View attachment 9660
i did it like this but i only can get one value, maybe i make a mistake or something

What you did was fine. But you need to recall that the cosine function is periodic. That is, cos(x) = cos (x +2pi) = cos(x + 4pi) = ... = cos(x - 2pi) = cos (x - 4pi) = .... = cos (2pi/3 - x)
This should give you enough x values to keep you busy.
See what you can do with this.

 

[Shiroe05]

What you did was fine. But you need to recall that the cosine function is periodic. That is, cos(x) = cos (x +2pi) = cos(x + 4pi) = ... = cos(x - 2pi) = cos (x - 4pi) = .... = cos (2pi/3 - x)
This should give you enough x values to keep you busy.
See what you can do with this.

the values i get, dont fit with the equations x+y=2pi/3 and x ≥ 0 and y ≥ 0

 

[Deleted member 4993]

View attachment 9660
i did it like this but i only can get one value, maybe i make a mistake or something

Cos(x) = Cos(2pi/3 - x)

x = (2pi/3 - x) or [2n(pi) +/- (2pi/3 - x)] ........................ for "many" answers

 

[stapel]

the values i get, dont fit with the equations x+y=2pi/3 and x ≥ 0 and y ≥ 0

What are you getting?

Please reply with your work and your results. Thank you!

 

[Shiroe05]

Well I tried this to get many answers but the answers doesn't fit with the problem, for instance:
Cos(x)= Cos(2pi+2pi/3-x), x= 8pi/3-x, 2x=8pi/3, x= 4pi/3.

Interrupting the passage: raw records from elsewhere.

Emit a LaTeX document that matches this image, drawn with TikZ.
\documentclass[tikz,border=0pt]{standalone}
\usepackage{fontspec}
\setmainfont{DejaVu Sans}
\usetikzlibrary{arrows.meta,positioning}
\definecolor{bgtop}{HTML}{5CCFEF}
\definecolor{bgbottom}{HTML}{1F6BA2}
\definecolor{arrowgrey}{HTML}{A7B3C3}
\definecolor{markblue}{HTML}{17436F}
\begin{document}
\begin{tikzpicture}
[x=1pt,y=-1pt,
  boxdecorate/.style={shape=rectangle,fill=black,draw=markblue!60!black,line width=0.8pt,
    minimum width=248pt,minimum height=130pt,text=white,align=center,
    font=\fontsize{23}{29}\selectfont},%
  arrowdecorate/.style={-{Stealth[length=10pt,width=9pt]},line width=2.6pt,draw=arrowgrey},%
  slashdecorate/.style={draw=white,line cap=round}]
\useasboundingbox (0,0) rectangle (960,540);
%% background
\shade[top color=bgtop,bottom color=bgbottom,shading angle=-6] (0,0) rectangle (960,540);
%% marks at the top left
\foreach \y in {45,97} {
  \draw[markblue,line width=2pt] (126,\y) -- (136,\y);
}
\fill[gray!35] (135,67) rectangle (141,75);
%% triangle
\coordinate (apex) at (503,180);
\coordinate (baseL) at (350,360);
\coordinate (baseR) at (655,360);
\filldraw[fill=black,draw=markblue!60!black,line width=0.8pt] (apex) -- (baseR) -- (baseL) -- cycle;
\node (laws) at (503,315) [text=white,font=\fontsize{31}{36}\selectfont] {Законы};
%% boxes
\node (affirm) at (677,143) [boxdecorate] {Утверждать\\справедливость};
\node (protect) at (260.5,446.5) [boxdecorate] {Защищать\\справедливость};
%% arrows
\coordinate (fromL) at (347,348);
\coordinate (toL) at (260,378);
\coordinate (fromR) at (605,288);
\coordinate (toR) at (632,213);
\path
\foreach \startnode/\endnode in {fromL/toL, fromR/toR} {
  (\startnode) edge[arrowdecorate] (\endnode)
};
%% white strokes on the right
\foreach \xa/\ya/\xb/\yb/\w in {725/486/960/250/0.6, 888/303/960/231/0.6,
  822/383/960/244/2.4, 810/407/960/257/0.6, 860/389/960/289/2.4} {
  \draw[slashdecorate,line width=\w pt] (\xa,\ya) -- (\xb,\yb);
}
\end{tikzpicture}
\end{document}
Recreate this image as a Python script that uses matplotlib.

When I put this value in x+y= 2pi/3, y = -2pi/3 but y can't be a negative number because need to be more o equal to zero.

When cos(x)=Cos(-2pi+2pi/3-x), x = -2pi/3.

I tried with +4pi and -4pi but again the values of x doesn't fit.( +4pi, x=7pi/3 and -4pi, x= -5pi/3).

I know that when x = 0 and y = 2pi/3, I get the minimum value of the function, but when I plug in 0 or 2pi/3 in the derivative of sin (x) + sin (y) it doesn't seem like a minimum point
So maybe I get the derivate wrong or something?
The derivative I get is cos(x) -cos(2pi/3-x)

 

[yma16]

I changed it to (sqrt3)sin(x+30)

I agree that sin x has a min at x = 0 (if 0<= x <= 90) but the problem is that sin (0) + sin (2pi/3) does not have to be the min value. Suppose (in theory) that sin (2pi/3) was the max value. Yes, it still is possible that sin (0) + sin (2pi/3) is the min value (subject to the constraint that x + y = 2pi/3). But it is also possible that if we increase x to say pi/100 and decrease 2pi/3 to (2pi/3 - pi/100), that sin (pi/100) + sin (2pi/3 - pi/100) < sin (0) + sin (2pi/3). The only way to be absolutely sure about this is to define some function to be sin (x) + sin (2pi/3 - x) and find the min point on the given interval using calculus.

if you work with (sqrt3)sin(x+30), you do not need to use calculus.